We screamed, and cried, and dashed to the front door of the nearest house. We threw our fists against the door. "Help!  Someone help us!" we pleaded. There was no need to look back, I could feel our abductor advancing upon us. We kept pounding against the door, but it was becoming clear that no adult was going to swoop in to save us this time.

We ducked around the corner to the alley behind the house. I'm not sure if or how long the man chased us, but we ran for our lives back home, into our bedroom, and threw the covers over our heads. We couldn't believe that we had looked into the face of evil and managed to survive.

Later that evening, we heard the doorbell ring. People coming to the front door and ringing the doorbell was rare at our house. We're from a small town and we knew everyone who came to our house. And they came in through the side door in the kitchen. And usually without knocking.

We crept down to investigate. And there he stood. The kidnapper was at our door, talking to our parents. Jesus Christ, it wasn't over. We thought we had escaped, but our abductor had managed find us and was back to take us away.

Somehow our parents were able to drive him away. "Who was he?  What did he say to you?" we asked when he was gone.

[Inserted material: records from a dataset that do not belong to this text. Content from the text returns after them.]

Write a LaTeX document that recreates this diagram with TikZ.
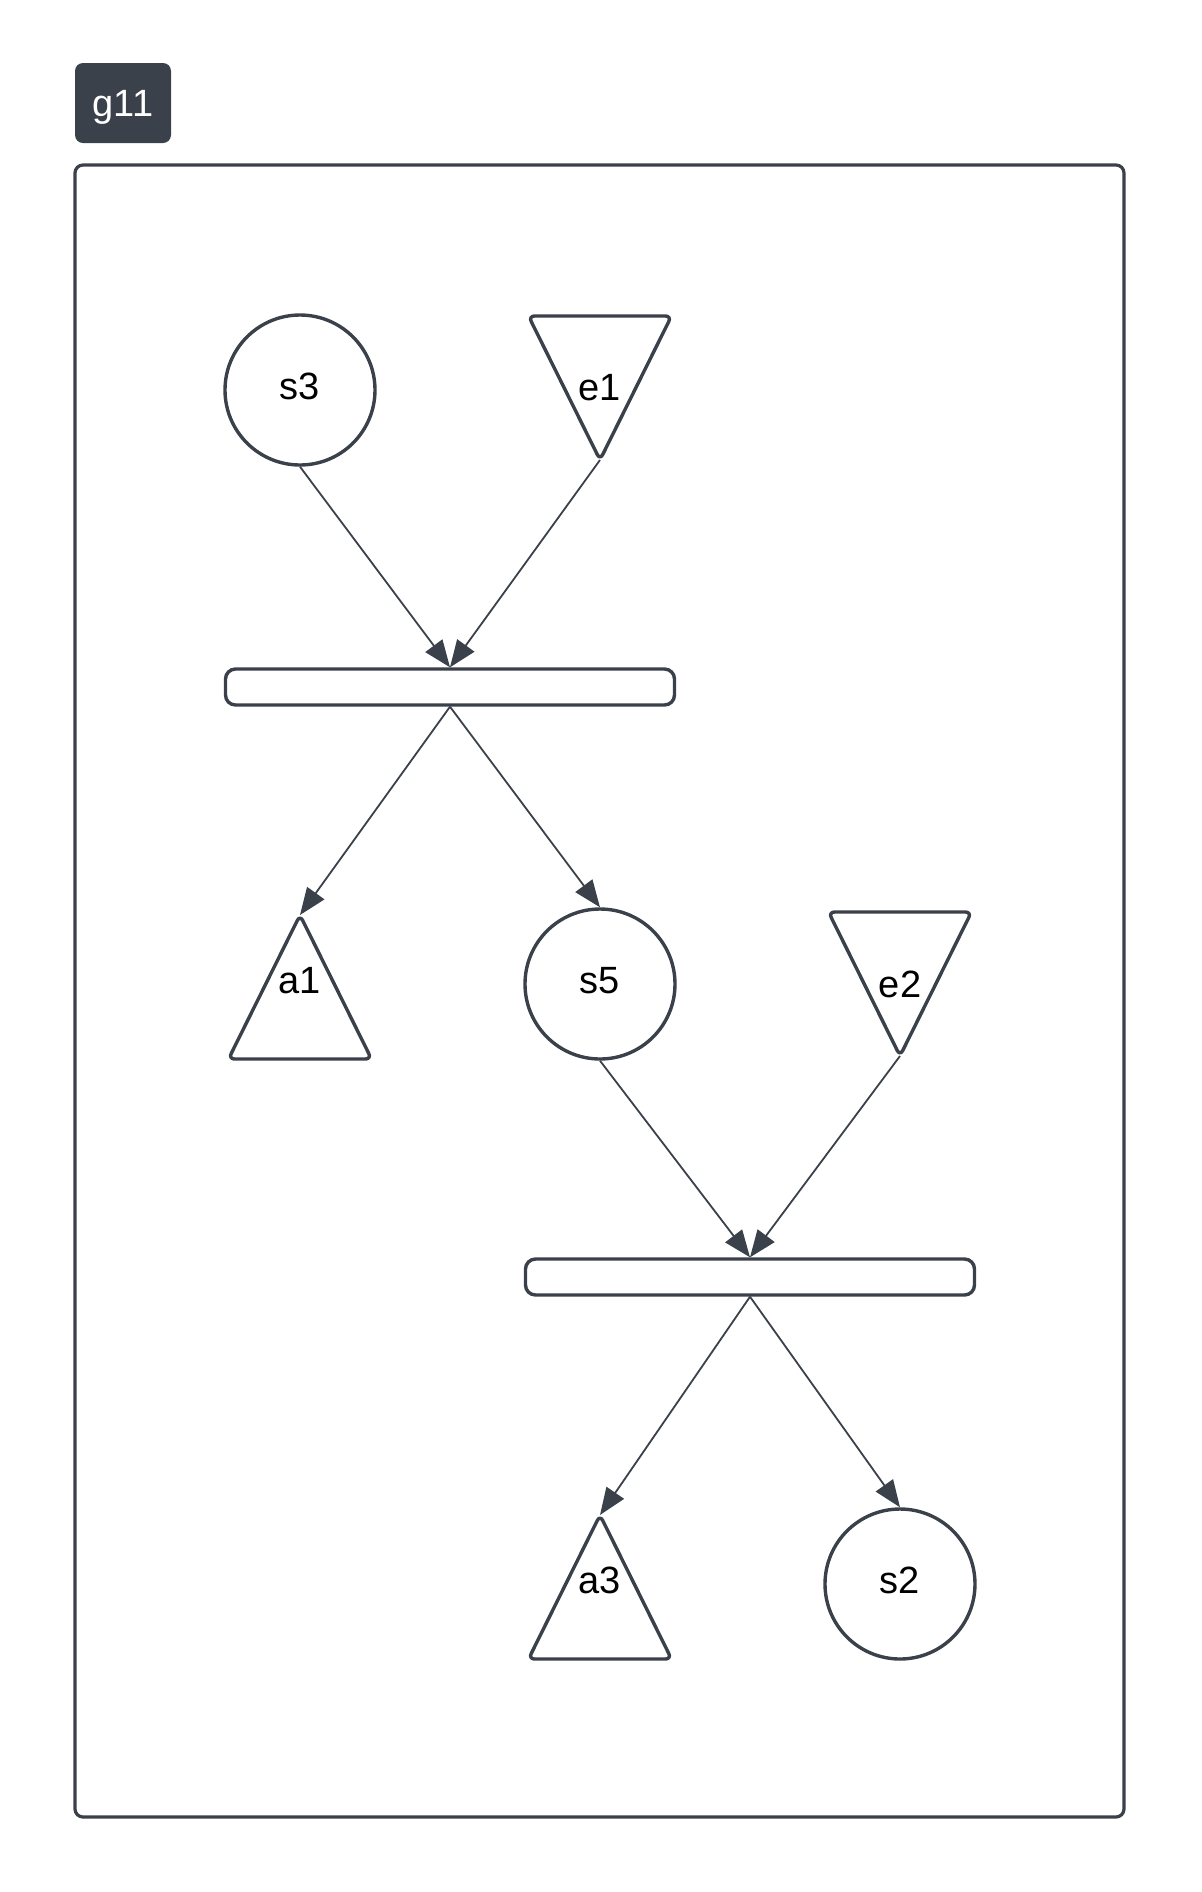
\documentclass[tikz,border=0pt]{standalone}
\usepackage{fontspec}
\setmainfont{Liberation Sans}
\usetikzlibrary{arrows.meta}
\definecolor{ink}{HTML}{3A414A}
\tikzset{
  group/.style={draw=ink, line width=1.6pt, rounded corners=4pt, minimum width=524.5pt, minimum height=826pt, inner sep=0pt},
  tag/.style={fill=ink, text=white, rounded corners=4pt, minimum width=48pt, minimum height=40pt, inner sep=0pt, text depth=0pt, font=\fontsize{19}{22}\selectfont},
  place/.style={circle, draw=ink, line width=1.7pt, minimum size=75pt, inner sep=0pt, text depth=4pt, font=\fontsize{19}{22}\selectfont},
  tri/.style={minimum width=71.5pt, minimum height=72pt, inner sep=0pt, outer sep=0pt, font=\fontsize{19}{22}\selectfont},
  triup/.style={tri, text depth=7pt},
  triline/.style={draw=ink, line width=1.7pt, line join=round, rounded corners=3pt},
  bar/.style={draw=ink, line width=1.7pt, rounded corners=5pt, minimum width=224.5pt, minimum height=18pt, inner sep=0pt},
  flow/.style={draw=ink, line width=0.9pt, -{Triangle[length=13.5pt,width=10.5pt]}}
}
\begin{document}
\begin{tikzpicture}[x=0.5pt,y=-0.5pt]
\useasboundingbox (0,0) rectangle (1202,1892);
\node[group] (frame) at (599.5,991) {};
\node[tag] (g11) at (123,103) {g11};
\node[place] (s3) at (300,390) {s3};
\node[tri] (e1) at (600,388) {e1};
\node[bar] (bar1) at (450,687) {};
\node[triup] (a1) at (300,987) {a1};
\node[place] (s5) at (600,984) {s5};
\node[tri] (e2) at (900,984) {e2};
\node[bar] (bar2) at (750,1277) {};
\node[triup] (a3) at (600,1587) {a3};
\node[place] (s2) at (900,1584) {s2};
\foreach \n in {e1,e2}
  \draw[triline] (\n.north) -- (\n.north east) -- (\n.south) -- (\n.north west) -- cycle;
\foreach \n in {a1,a3}
  \draw[triline] (\n.south) -- (\n.south east) -- (\n.north) -- (\n.south west) -- cycle;
\draw[flow] (s3.south) -- (bar1.north);
\draw[flow] (e1.south) -- (bar1.north);
\draw[flow] (bar1.south) -- (a1.north);
\draw[flow] (bar1.south) -- (s5.north);
\draw[flow] (s5.south) -- (bar2.north);
\draw[flow] (e2.south) -- (bar2.north);
\draw[flow] (bar2.south) -- (a3.north);
\draw[flow] (bar2.south) -- (s2.north);
\end{tikzpicture}
\end{document}
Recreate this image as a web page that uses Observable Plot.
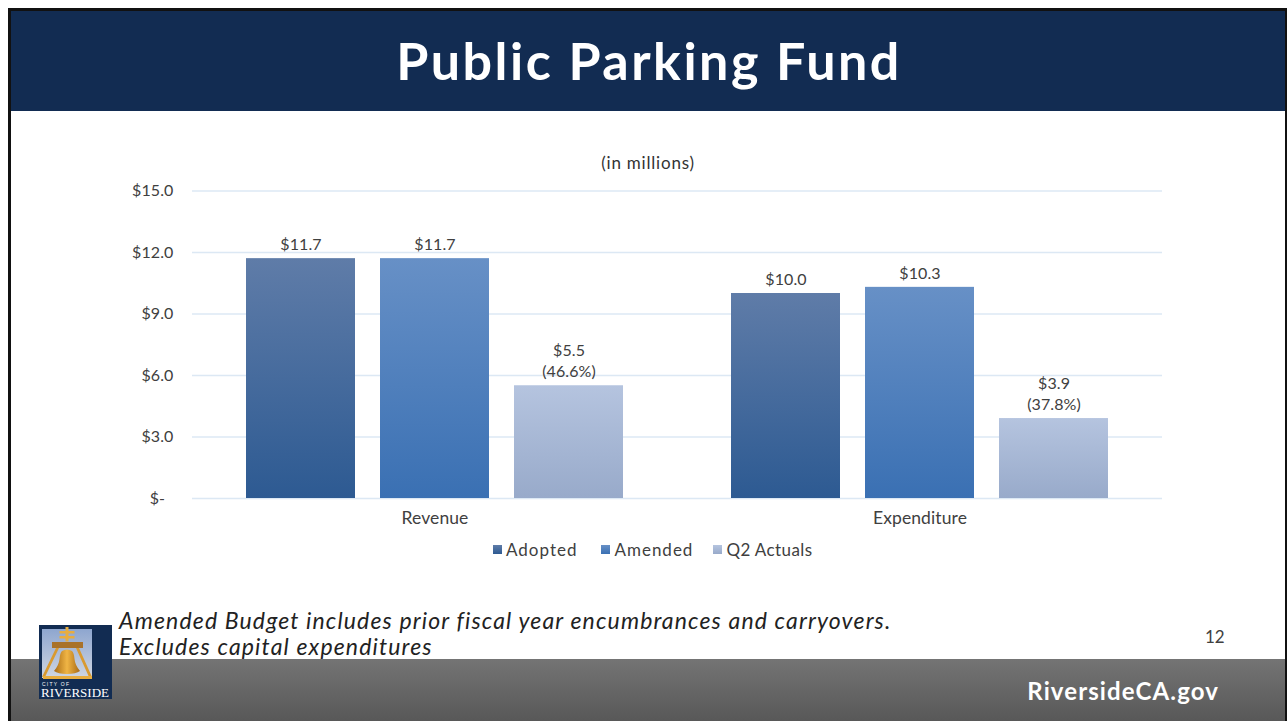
<!DOCTYPE html>
<html><head><meta charset="utf-8">
<script src="https://cdn.jsdelivr.net/npm/d3@7"></script>
<script src="https://cdn.jsdelivr.net/npm/@observablehq/plot@0.6"></script>
<style>
html,body{margin:0;padding:0;background:#fff;width:1288px;height:721px;overflow:hidden;font-family:Lato,sans-serif}
.abs{position:absolute}
#frame{left:8px;top:8px;width:1279px;height:713px;border:solid #111;border-width:3px 2px 0 3px;box-sizing:border-box}
#head{left:11px;top:11px;width:1272px;padding-left:2px;height:100px;background:#122c52;color:#fff;font:700 52px Lato,sans-serif;letter-spacing:2.5px;text-align:center;line-height:98px}
#foot{left:11px;top:659px;width:1274px;height:62px;background:linear-gradient(#747474,#585858)}
#site{right:69px;top:676px;color:#fff;font:700 24px Lato,sans-serif;letter-spacing:1.1px}
#chart{left:0;top:170px}
#sub{left:448px;width:400px;top:152px;text-align:center;font-size:17px;letter-spacing:.8px;color:#333}
#legend{left:493px;top:539px;font-size:17px;letter-spacing:1px;color:#404040;display:flex;gap:24px;align-items:center}
#legend span.i{display:flex;align-items:center;gap:4px}
#legend span.i:last-child{margin-left:-4px;letter-spacing:.4px}
#legend i{display:block;width:9px;height:9px}
#note{left:119px;top:607px;font:italic 23px/26px Lato,sans-serif;letter-spacing:1.15px;color:#222;white-space:nowrap}
#num{left:1205px;top:626px;font-size:17px;color:#404040}
#logo{left:39px;top:625px}
</style></head><body>
<div class="abs" id="frame"></div>
<div class="abs" id="foot"></div>
<div class="abs" id="head">Public Parking Fund</div>
<div class="abs" id="sub">(in millions)</div>
<div class="abs" id="chart"></div>
<div class="abs" id="legend"></div>
<div class="abs" id="note">Amended Budget includes prior fiscal year encumbrances and carryovers.<br>Excludes capital expenditures</div>
<div class="abs" id="num">12</div>
<div class="abs" id="site">RiversideCA.gov</div>
<svg class="abs" id="logo" width="73" height="74" viewBox="0 0 73 74">
<defs>
<linearGradient id="sky" x1="0" x2="0" y1="0" y2="1"><stop offset="0" stop-color="#8ea6cf"/><stop offset="1" stop-color="#cfd6e2"/></linearGradient>
<linearGradient id="bell" x1="0" x2="1" y1="0" y2="0"><stop offset="0" stop-color="#a86a14"/><stop offset=".5" stop-color="#f0b545"/><stop offset="1" stop-color="#a86a14"/></linearGradient>
</defs>
<rect width="73" height="74" fill="#122c52"/>
<rect x="3" y="4" width="50" height="49" fill="url(#sky)"/>
<path d="M26.5 2h3v4h6v2.500h-6v2.500h6v2.500h-6v3h-3v-3h-6V11h6V8.500h-6V6h6z" fill="#e8ad3f"/>
<rect x="13" y="17" width="31" height="6" fill="#a9722a"/>
<path d="M17 23h3L6 52H3zM37 23h3l13 29h-3z" fill="#d99a30"/>
<path d="M23 26q5-3 10 0 2 2 2.500 8t5.500 12q-4 3-13 3t-13-3q5-6 5.500-12t2.500-8z" fill="url(#bell)"/>
<rect x="4" y="51" width="49" height="3" fill="#e8ad3f"/>
<text x="3" y="61" font-size="5" fill="#fff" font-family="Liberation Sans" textLength="27">CITY OF</text>
<text x="2" y="71.500" font-size="13" fill="#fff" font-family="Liberation Serif" textLength="68" lengthAdjust="spacingAndGlyphs">RIVERSIDE</text>
</svg>
<script>
const categories = ["Revenue", "Expenditure"];
const seriesNames = ["Adopted", "Amended", "Q2 Actuals"];
const revenueValues = [11.7, 11.7, 5.5];
const expenditureValues = [10.0, 10.3, 3.9];
const revenueLabels = ["$11.7", "$11.7", "$5.5\n(46.6%)"];
const expenditureLabels = ["$10.0", "$10.3", "$3.9\n(37.8%)"];
const yTicks = [0, 3, 6, 9, 12, 15];
const yTickLabels = ["$-\u00a0\u00a0", "$3.0", "$6.0", "$9.0", "$12.0", "$15.0"];
const gradients = [["#5f7ca8", "#2d5a92"], ["#6790c6", "#3a70b3"], ["#b5c4df", "#98aaca"]];

const rows = categories.flatMap((c, ci) => seriesNames.map((s, i) => ({
  category: c, series: s,
  value: (ci ? expenditureValues : revenueValues)[i],
  label: (ci ? expenditureLabels : revenueLabels)[i]
})));
const gradId = s => "grad" + seriesNames.indexOf(s);
const defs = () => {
  const ns = "http://www.w3.org/2000/svg";
  const d = document.createElementNS(ns, "defs");
  seriesNames.forEach((s, i) => {
    const g = document.createElementNS(ns, "linearGradient");
    g.setAttribute("id", gradId(s)); g.setAttribute("x1", 0); g.setAttribute("x2", 0); g.setAttribute("y1", 0); g.setAttribute("y2", 1);
    gradients[i].forEach((c, k) => {
      const st = document.createElementNS(ns, "stop");
      st.setAttribute("offset", k); st.setAttribute("stop-color", c); g.appendChild(st);
    });
    d.appendChild(g);
  });
  return d;
};
const plot = Plot.plot({
  width: 1288, height: 368,
  marginLeft: 192, marginRight: 126, marginTop: 20.5, marginBottom: 40,
  style: {fontFamily: "Lato,sans-serif", fontSize: "16px", letterSpacing: "0.1px", color: "#404040", background: "transparent", overflow: "visible"},
  fx: {domain: categories, padding: 0, label: null, axis: null},
  x: {domain: seriesNames, paddingInner: 0.19, paddingOuter: 0.398, axis: null},
  y: {domain: [0, 15], ticks: yTicks, label: null},
  marks: [
    defs,
    Plot.ruleY(yTicks, {stroke: "#dce8f4", strokeWidth: 1.5}),
    Plot.axisY({ticks: yTicks, tickFormat: (d, i) => yTickLabels[i], tickSize: 0, tickPadding: 19, label: null, fontSize: 16}),
    Plot.axisFx({anchor: "bottom", label: null, tickSize: 0, tickPadding: 13, fontSize: 17.5}),
    Plot.barY(rows, {fx: "category", x: "series", y: "value", fill: d => `url(#${gradId(d.series)})`}),
    Plot.text(rows, {fx: "category", x: "series", y: "value", text: "label", dy: -8.5, lineAnchor: "bottom", lineHeight: 1.31, fontSize: 16, fill: "#404040"})
  ]
});
document.getElementById("chart").appendChild(plot);
const lg = document.getElementById("legend");
seriesNames.forEach((s, i) => {
  const e = document.createElement("span"); e.className = "i";
  const sw = document.createElement("i"); sw.style.background = `linear-gradient(${gradients[i][0]},${gradients[i][1]})`;
  const t = document.createElement("span"); t.textContent = s;
  e.append(sw, t); lg.appendChild(e);
});
</script>
</body></html>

"The Kirby Vacuum salesman."

Amy and me.  Lucky to have lived into adulthood.
"Fuuuuuck," we groaned (or whatever the childhood equivalent of that word is). Turns out our evil kidnapper was just a door-to-door salesman, probably trying to ask us for directions. And our natural reaction was to cry and scream in his face, then run away as fast as we could. And that shit is embarrassing, even when you're seven.

Tuesday, October 1, 2013

Happy Blogiversary! Part 2

This week marks the one year anniversary of me consistently posting nonsense on the Internet. Hooray.

To celebrate my very first blogiversary, I'm going to re-post some of my favorite and most read posts from the past year. Yeah, it's a pretty lazy celebration, but I'll use any excuse to not do stuff.

Today it will be The Day My Boss Realized What He Was In For. Enjoy.

The Day My Boss Realized What He Was In For

Not long after I started my current job, the boss offered to take me out for lunch. On the way over to the restaurant, we drove past a homeless man. He was standing on the corner, holding a cardboard sign, and he had a scruffy dog next to him.

I turned to the boss and said, "I almost always give money to homeless people when I see them, but I wouldn't give any to that guy."

"Why not?"

"Because he has that dog."

"Really?" he asked. "I thought you liked dogs."

"I do. But how hungry can that guy be if he hasn't even eaten his dog yet?"

And then the rest of the ride was pretty quiet.